December 2, 2006, Overdue obit...
That would be for one of the giants of 20th century intelligentsia, Nobel Prize winning economist Milton Friedman who died in mid-November at age 94, whose lengthy Grey Lady obituary is here. His is the (5'3" tall) "yan" to the (6'8" tall) "yin" of his friend and frequent debating partner, the late John Kenneth Galbraith, whose death I commented on here.
Friedman acknowledged his own extremism, pointing out that someone in each generation must go "all the way", and that was him. Some of his suggestions, the negative income tax (now incorporated in our tax code as the earned income credit) and the all-volunteer army, have become embedded in our system. Other aspirations of his, such as universal school vouchers, have not.
One of my formative experiences was watching (what I believe to be) one of the greatest events in the history of television, whether you agreed with Friedman in whole, in part, or not at all, the Free to Choose series run in the late 1970's or early 1980's on... taxpayer funded! public television. My favorite line from that series, which I sometimes still recite, is "Why should the taxpayers in Watts subsidize the children of Beverly Hills to attend UCLA?" I couldn't agree more: which is why I would propose certain set-asides based on that and similar geography, be it on race or zip code, because it really is not fair otherwise to have a so-called "public" university that excludes vast swathes of the public from its doors.
Of course, the other possible angle, the one Friedman favored, would have been to get the state out of the business of funding universities. And because most states are being bankrupted by funding the back-ass-end of health insurance because this country (alone among industrialized nations) refuses to properly socialize health care, many have cut way, way back in their funding of public universities, dumping much of the cost on tuition and endowments, just like private universities. (Indeed, what led me to write this today was my snap-recollection that Friedman, though his graduate degrees are from my own private alma mater, sported his own undergraduate degree from state funded Rutgers.)
And this leads us to the problem with taking "libertarianism" to its extreme. The great social experiment of public education, or for that matter, most government programs, often have a critical social levelling effect: Friedman himself would, in the world that would result from policy he advocates is one that would probably have kept his parents and himself back in the sweatshops in which they started out, (or at best, still in the shmata business), instead of into academic and intellectual greatness.
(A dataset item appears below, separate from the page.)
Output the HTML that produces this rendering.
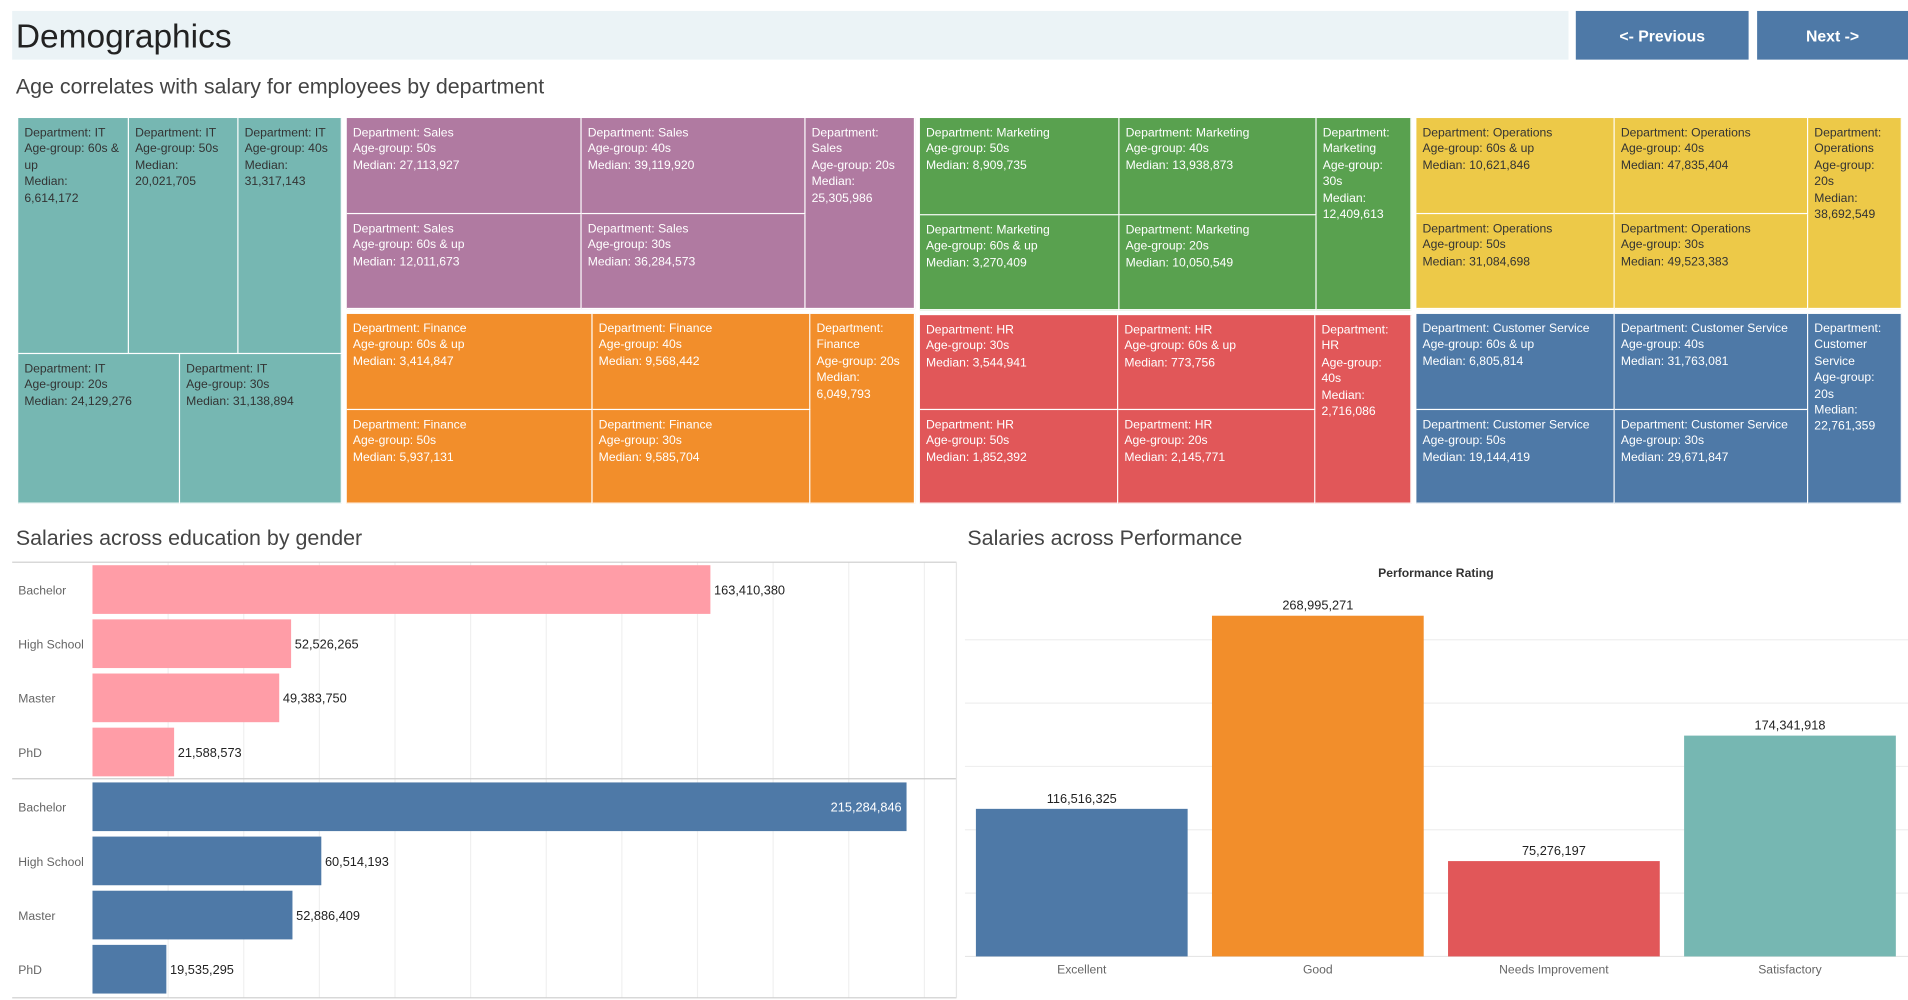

Further, I really haven't seen how Friedman's libertarianism (which rightly would have ended our asinine drug-criminalization laws, for example, but which also might well end our drug safety laws as well!) really mesh into the modern Republican party (note an award presented to Friedman from Dubya himself in the Times obit), the party in which Friedman was regarded as a darling. In other words, isn't a bloated, expensive and aggressive (rather than "defensive") military, and its recent add-on, the domestic stazi "homeland security" apparatus that scraps habeas corpus and allows warrantless monitoring of citizens, etc., essentially the biggest slap in the face imaginable to true libertarians?
And there's the thing: Friedman's allies loved the "free up the business side" aspect... but just what do we do with the rest of it... the war with modernity waged by the GOP's religious wing... or the GOP's totalitarian wing... or the GOP's the business-fascisti wing looking to hand themselves government contracts... ?
As I get older (if you're not a liberal at 21, you have no heart; if you are a liberal at 40, you have no money), my view on Friedman has come full circle: on critical issues (environmental policy, the "security state", public education), I come down on the side of what I believe to be Friedman himself (whether or not even he woulud have acknowledged them) rather than on the side of those most likely to embrace him politically (like Thatcher or Reagan... or the current Bush). In short, I err on the side of freedom of the individual from the government and especially from the powerful. That means preventing the despoiling of the air and water, preventing an aggressive foreign policy that will lead to a pretorian state and reduced freedoms domestically, and preventing to enforced social stratification by dismantling governmental social levelling mechanisms.
Friedman would have told us this was the goal of what he was advocating. The reality is that policies he advocated, that I often termed "sado-monetarism", of perhaps "free to choose neo-Victorianism", frequently had the opposite effect, and further stratified society or bolstered the powerful at the expense of the rest of us... and yet, he still seems to have advocated them! The late Barry Goldwater said that "Extremism in defense of liberty is no vice."
Friedman would probably have insisted that this is where he was coming from (even if, I have to say, being an enabler to the modern Republican Party is the exact mirror opposite of "defense of liberty.") Well, what can you do? Friedman was second to none as an economic theorist, and, despite his diminutive stature, was... a giant.